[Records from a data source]
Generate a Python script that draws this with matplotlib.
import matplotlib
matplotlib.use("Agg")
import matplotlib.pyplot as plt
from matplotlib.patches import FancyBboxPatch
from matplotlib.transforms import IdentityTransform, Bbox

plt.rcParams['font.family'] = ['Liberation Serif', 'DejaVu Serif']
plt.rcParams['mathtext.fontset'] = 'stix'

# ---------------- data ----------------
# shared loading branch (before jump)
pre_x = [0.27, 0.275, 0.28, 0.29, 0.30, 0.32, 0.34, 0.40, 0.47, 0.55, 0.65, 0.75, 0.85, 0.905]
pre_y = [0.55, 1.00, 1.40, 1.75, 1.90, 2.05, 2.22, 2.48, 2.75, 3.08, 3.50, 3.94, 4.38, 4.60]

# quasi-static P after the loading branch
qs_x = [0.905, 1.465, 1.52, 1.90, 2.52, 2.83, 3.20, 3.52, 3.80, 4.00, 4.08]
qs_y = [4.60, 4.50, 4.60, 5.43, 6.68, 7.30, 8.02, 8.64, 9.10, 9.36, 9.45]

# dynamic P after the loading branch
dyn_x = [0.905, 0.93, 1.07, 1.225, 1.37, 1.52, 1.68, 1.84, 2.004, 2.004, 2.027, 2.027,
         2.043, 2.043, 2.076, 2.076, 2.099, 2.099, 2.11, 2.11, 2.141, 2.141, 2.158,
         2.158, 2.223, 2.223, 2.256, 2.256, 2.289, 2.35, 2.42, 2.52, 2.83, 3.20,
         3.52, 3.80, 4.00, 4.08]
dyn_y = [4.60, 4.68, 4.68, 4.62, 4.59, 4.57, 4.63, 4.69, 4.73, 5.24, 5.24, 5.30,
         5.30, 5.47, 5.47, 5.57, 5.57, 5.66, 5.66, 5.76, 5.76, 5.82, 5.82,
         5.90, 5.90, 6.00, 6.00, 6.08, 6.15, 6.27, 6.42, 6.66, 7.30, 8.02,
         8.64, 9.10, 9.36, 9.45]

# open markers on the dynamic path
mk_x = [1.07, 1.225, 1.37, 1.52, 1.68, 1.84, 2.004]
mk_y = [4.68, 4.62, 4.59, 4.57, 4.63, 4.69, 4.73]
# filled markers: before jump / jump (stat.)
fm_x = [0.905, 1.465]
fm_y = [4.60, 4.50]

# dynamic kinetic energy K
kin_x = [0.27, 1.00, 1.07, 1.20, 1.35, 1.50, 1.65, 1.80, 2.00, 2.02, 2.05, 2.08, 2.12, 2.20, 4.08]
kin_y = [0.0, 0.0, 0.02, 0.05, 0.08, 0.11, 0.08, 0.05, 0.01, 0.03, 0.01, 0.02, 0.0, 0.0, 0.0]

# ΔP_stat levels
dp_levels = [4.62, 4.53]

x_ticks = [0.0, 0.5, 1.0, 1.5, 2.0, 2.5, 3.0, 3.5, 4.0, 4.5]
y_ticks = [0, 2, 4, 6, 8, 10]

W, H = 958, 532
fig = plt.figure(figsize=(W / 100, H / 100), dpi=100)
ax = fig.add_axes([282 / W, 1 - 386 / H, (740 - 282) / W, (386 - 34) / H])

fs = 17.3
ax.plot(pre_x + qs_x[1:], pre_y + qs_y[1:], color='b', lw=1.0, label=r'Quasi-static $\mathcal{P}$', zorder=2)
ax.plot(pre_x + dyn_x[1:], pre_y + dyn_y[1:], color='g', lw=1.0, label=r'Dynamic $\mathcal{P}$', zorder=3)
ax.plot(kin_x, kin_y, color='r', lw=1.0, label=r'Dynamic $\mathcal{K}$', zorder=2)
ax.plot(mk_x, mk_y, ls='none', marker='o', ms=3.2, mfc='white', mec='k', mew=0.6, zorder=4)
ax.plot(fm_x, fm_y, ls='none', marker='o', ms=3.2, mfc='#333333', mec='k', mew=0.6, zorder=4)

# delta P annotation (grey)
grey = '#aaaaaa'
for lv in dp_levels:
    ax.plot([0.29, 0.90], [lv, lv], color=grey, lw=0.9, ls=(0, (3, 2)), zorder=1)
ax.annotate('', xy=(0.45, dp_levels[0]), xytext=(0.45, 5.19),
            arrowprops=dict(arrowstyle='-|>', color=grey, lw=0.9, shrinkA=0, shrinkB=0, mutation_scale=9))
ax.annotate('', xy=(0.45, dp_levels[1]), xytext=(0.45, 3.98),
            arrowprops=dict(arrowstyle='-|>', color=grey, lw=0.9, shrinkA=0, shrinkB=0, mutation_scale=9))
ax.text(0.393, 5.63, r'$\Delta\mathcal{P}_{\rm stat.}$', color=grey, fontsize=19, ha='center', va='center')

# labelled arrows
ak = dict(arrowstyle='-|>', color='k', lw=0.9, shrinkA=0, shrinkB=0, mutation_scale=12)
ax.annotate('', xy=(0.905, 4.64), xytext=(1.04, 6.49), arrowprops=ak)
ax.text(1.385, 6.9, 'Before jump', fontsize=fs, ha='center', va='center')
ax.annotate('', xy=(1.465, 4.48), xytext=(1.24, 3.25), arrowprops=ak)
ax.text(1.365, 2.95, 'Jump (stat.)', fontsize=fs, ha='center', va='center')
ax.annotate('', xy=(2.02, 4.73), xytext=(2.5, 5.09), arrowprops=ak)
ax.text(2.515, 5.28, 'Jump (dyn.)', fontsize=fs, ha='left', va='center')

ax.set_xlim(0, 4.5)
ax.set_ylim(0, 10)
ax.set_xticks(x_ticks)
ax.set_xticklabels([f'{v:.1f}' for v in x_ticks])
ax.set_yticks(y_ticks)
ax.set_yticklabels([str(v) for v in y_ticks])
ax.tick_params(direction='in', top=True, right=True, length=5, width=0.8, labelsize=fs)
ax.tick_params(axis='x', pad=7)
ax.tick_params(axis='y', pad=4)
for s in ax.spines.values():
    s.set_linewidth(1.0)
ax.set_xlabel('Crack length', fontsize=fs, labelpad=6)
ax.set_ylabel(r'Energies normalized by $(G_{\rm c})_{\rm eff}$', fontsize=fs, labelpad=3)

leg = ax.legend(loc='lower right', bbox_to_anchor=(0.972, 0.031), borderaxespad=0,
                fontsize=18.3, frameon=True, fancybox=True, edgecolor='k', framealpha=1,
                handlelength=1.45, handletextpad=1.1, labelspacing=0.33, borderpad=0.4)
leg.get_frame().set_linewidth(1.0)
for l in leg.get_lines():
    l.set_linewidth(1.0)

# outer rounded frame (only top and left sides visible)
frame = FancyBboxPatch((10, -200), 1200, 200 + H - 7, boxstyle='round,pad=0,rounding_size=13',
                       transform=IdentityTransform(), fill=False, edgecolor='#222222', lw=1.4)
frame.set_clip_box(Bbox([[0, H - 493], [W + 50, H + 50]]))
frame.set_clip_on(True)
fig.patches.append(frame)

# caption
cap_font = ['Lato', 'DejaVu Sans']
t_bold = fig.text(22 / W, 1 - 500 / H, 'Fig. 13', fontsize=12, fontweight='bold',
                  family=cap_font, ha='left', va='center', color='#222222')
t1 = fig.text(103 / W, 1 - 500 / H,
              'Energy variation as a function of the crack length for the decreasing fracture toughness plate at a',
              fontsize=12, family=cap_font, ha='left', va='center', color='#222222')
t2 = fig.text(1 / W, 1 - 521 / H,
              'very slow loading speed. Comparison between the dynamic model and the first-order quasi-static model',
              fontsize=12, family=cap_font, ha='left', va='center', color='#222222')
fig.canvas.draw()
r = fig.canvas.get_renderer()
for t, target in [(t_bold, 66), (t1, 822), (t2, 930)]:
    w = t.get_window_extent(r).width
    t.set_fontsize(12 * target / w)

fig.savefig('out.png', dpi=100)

* * *

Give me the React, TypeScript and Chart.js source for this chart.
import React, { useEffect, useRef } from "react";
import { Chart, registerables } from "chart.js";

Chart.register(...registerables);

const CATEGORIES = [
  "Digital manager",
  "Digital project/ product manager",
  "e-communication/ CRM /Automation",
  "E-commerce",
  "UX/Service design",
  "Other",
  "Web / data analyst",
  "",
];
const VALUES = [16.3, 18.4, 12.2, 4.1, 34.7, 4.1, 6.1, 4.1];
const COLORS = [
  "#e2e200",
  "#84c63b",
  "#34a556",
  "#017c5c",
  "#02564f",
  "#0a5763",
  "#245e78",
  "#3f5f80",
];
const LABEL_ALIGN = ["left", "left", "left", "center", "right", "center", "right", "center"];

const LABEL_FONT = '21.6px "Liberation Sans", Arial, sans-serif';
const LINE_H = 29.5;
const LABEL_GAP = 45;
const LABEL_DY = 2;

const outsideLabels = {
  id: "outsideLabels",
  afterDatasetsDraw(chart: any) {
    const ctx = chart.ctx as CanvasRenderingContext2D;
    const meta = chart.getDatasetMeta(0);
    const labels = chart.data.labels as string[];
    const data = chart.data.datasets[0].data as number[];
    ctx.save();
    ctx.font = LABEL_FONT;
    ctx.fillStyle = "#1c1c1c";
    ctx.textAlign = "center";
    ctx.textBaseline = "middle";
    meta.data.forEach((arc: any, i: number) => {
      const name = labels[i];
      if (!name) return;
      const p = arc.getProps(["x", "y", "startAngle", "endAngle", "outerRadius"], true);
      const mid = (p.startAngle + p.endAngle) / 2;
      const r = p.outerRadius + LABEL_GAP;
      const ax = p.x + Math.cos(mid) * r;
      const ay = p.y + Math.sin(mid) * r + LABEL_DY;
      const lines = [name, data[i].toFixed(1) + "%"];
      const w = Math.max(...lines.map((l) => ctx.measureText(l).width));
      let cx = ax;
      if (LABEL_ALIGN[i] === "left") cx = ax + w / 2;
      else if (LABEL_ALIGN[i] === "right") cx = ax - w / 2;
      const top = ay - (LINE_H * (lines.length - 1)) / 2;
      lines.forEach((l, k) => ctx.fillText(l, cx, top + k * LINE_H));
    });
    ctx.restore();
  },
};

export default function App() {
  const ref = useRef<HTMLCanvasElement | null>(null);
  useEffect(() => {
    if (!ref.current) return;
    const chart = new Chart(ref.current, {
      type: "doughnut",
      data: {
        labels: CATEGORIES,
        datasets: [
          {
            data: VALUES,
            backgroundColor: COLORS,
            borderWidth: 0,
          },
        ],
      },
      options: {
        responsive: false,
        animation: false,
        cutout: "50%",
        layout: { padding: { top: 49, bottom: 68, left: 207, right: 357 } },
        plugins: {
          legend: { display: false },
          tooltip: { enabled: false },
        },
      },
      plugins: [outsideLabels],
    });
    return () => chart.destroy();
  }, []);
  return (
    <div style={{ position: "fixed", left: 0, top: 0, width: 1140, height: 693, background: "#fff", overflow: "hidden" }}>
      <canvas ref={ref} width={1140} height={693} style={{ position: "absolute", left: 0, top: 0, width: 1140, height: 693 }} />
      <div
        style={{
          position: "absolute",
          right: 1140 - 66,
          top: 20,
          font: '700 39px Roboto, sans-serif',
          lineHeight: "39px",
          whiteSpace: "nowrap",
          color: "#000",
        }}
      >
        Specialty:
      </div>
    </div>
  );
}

* * *

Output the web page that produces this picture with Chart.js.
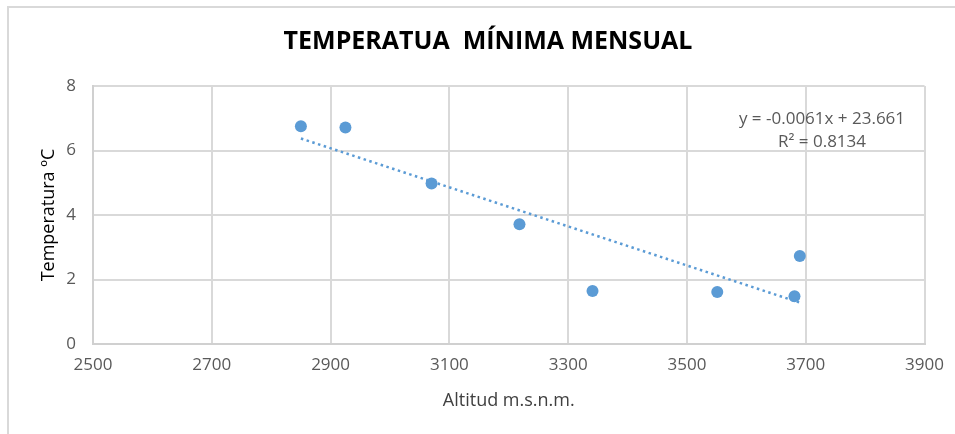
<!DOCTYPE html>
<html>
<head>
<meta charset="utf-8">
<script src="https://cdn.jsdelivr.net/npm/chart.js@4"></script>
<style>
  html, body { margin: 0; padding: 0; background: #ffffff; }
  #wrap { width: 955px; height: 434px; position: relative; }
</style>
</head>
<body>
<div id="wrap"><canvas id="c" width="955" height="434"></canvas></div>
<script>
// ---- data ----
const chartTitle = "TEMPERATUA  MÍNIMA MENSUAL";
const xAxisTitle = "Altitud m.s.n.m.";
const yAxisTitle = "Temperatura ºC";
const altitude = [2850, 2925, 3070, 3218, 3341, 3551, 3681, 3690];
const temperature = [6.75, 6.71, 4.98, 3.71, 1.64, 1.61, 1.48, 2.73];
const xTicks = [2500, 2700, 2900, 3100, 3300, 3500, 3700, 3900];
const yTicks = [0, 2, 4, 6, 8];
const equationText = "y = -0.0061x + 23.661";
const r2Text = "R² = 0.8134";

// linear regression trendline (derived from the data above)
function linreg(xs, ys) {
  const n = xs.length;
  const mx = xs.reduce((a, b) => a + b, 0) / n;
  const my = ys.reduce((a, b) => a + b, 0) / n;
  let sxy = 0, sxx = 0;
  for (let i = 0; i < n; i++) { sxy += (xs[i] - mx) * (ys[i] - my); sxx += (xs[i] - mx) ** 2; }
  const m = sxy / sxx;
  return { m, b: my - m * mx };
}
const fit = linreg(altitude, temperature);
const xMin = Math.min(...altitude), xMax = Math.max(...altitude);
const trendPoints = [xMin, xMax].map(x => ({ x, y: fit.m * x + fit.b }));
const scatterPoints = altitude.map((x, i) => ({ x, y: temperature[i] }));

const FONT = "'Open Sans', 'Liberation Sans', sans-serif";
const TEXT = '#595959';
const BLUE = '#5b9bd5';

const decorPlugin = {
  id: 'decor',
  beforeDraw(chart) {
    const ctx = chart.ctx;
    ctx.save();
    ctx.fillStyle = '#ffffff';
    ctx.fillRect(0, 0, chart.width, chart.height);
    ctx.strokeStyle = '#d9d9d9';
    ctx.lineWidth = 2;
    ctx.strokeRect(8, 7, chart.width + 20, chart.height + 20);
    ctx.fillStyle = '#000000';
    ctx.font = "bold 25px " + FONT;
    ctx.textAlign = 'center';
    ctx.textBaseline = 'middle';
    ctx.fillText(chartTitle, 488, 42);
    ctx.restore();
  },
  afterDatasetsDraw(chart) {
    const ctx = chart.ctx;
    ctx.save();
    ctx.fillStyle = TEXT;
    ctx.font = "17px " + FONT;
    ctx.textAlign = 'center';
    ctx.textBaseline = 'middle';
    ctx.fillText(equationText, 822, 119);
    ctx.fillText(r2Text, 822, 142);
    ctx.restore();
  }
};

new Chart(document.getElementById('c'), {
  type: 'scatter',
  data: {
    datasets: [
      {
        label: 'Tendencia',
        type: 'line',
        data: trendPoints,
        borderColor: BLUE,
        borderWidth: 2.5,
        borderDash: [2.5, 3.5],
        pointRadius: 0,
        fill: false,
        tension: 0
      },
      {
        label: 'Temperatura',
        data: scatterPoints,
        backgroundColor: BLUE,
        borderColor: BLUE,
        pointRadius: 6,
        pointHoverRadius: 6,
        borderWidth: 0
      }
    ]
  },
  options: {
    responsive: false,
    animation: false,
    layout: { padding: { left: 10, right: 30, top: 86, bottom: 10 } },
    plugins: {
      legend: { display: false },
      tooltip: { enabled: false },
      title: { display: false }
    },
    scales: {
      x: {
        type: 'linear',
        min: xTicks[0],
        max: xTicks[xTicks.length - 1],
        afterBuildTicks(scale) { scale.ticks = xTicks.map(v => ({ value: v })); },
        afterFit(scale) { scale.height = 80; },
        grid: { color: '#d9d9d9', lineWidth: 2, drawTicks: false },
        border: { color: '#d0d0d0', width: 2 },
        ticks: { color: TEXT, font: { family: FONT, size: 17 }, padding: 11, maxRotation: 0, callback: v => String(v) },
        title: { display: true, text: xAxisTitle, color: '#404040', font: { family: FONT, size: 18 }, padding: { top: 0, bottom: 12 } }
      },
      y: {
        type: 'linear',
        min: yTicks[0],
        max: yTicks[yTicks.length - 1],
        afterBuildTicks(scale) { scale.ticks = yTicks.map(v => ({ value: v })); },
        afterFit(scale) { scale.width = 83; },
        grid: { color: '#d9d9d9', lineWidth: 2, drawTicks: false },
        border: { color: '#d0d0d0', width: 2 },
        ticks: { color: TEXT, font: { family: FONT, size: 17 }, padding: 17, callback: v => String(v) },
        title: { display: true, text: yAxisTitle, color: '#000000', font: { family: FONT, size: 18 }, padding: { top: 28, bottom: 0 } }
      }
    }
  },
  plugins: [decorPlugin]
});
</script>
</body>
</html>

— DIRECTIVE —
Word for word, retype the lines in the entries above that run from the one with "Output the web" through the one with "const BLUE = '#5b9bd5';". Both ends count; pictures do not.

— SOLUTION TO THIS PROBLEM —
Output the web page that produces this picture with Chart.js.
<!DOCTYPE html>
<html>
<head>
<meta charset="utf-8">
<script src="https://cdn.jsdelivr.net/npm/chart.js@4"></script>
<style>
  html, body { margin: 0; padding: 0; background: #ffffff; }
  #wrap { width: 955px; height: 434px; position: relative; }
</style>
</head>
<body>
<div id="wrap"><canvas id="c" width="955" height="434"></canvas></div>
<script>
// ---- data ----
const chartTitle = "TEMPERATUA  MÍNIMA MENSUAL";
const xAxisTitle = "Altitud m.s.n.m.";
const yAxisTitle = "Temperatura ºC";
const altitude = [2850, 2925, 3070, 3218, 3341, 3551, 3681, 3690];
const temperature = [6.75, 6.71, 4.98, 3.71, 1.64, 1.61, 1.48, 2.73];
const xTicks = [2500, 2700, 2900, 3100, 3300, 3500, 3700, 3900];
const yTicks = [0, 2, 4, 6, 8];
const equationText = "y = -0.0061x + 23.661";
const r2Text = "R² = 0.8134";

// linear regression trendline (derived from the data above)
function linreg(xs, ys) {
  const n = xs.length;
  const mx = xs.reduce((a, b) => a + b, 0) / n;
  const my = ys.reduce((a, b) => a + b, 0) / n;
  let sxy = 0, sxx = 0;
  for (let i = 0; i < n; i++) { sxy += (xs[i] - mx) * (ys[i] - my); sxx += (xs[i] - mx) ** 2; }
  const m = sxy / sxx;
  return { m, b: my - m * mx };
}
const fit = linreg(altitude, temperature);
const xMin = Math.min(...altitude), xMax = Math.max(...altitude);
const trendPoints = [xMin, xMax].map(x => ({ x, y: fit.m * x + fit.b }));
const scatterPoints = altitude.map((x, i) => ({ x, y: temperature[i] }));

const FONT = "'Open Sans', 'Liberation Sans', sans-serif";
const TEXT = '#595959';
const BLUE = '#5b9bd5';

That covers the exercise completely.